July 15, 2018 02:30 AM NPT
Reducing lending rate
Nepal Rastra Bank (NRB) unveiled the monetary policy on Thursday for the upcoming fiscal year 2018/19 with a focus on checking the skyrocketing interest rates. The monetary policy comes as a sigh of relief for the business community which was finding credits from bank and financial institutions (BFIs) increasingly unaffordable. Other general borrowers, who have taken loans from BFIs under consumer financing category like purchasing of car or building house, were also struggling to service the debt due to skyrocketing interest rates. Many borrowers were on the brink of default due to spiral-like rise of interest rates in last few months while the halt of new lending from BFIs was dampening the private sector confidence.
A number of measures have been introduced in the monetary policy to ease the liquidity (fund) in the banking system and tame the rising interest rates. The central bank should be applauded for its initiative in trying to resolve the scarcity of lendable fund which was the major culprit for the surge in lending rates. Intense competition for institutional deposit was also a reason why the interest rates were at an ultra-high level. Cash-starved BFIs used to compete with each other to get the bulk deposit from institutional depositors, driving up interest rates in the market. The monetary policy for the upcoming fiscal year bars a bank from offering higher than 1 percent deposit rate than published rates, leaving a little wriggle room for institutional depositors. Another commendable move of the central bank in this monetary policy is an announcement to lower interest spread rate for banks who have been earning record profits each year. Banks and their shareholders continue to profiteer at the expense of depositors and borrowers, no matter whether there is liquidity surplus or crunch. Moving forward, the central bank should be cautious in the way banks set and charge their interest rates so that they do not circumvent the rule like they have been doing so far. Though there is 5 percent of spread, the yawning gap between deposit and credit rates of banks make one feel that the rule has been almost ineffective. Moving forward the central bank should take steps to eliminate the regulatory arbitrage available to banks so that depositors and borrowers can benefit from this rule. Lowering Cash Reserve Ratio (CRR) and Statutory Liquidity Ratio (SLR) will also help release more funds in the banking sector immediately to ease liquidity. This measure is also expected to decrease the cost for banks and reduce the base rate which is currently tied to lending rate.

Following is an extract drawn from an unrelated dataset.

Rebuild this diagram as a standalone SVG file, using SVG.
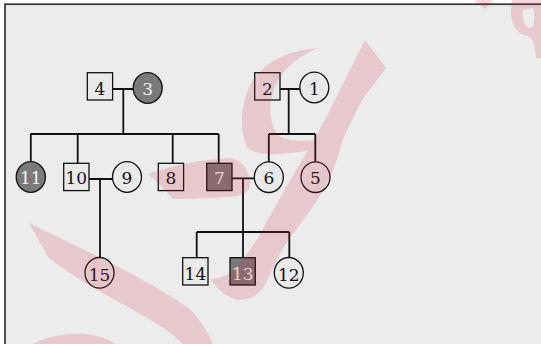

It however would be too early to expect the interest rates to go down from day one of the new fiscal year. It will take some time—at least one quarter—to see the impact of the monetary policy in the banking sector, or particularly in the interest rates. As the cost of the fund (deposit) for banks may decrease in the first quarter due to these measures, they will pass on their lower cost to borrowers only in the second quarter. So rates of interest are likely to go up if not remain steady in the first quarter of the next fiscal year. But the private sector facing the shortage of lendable fund can tap into the central bank’s concessional refinancing fund which has now been increased to Rs 35 billion. This will help ensure that the productive sector continue to get cheaper financing service even when the interest rates are on a higher side. Thus the NRB looks headed to a right direction in addressing the problem of high interest rates in recent months through its monetary tools. These measures are necessary but not sufficient in putting downward pressure on interest rates. Banks should be prudent in making investments while the government should be doing its bit for the execution of the fiscal policy and for meeting the capital expenditure target. Only then there would be effective transmission of monetary policy in the market and stability of interest rate.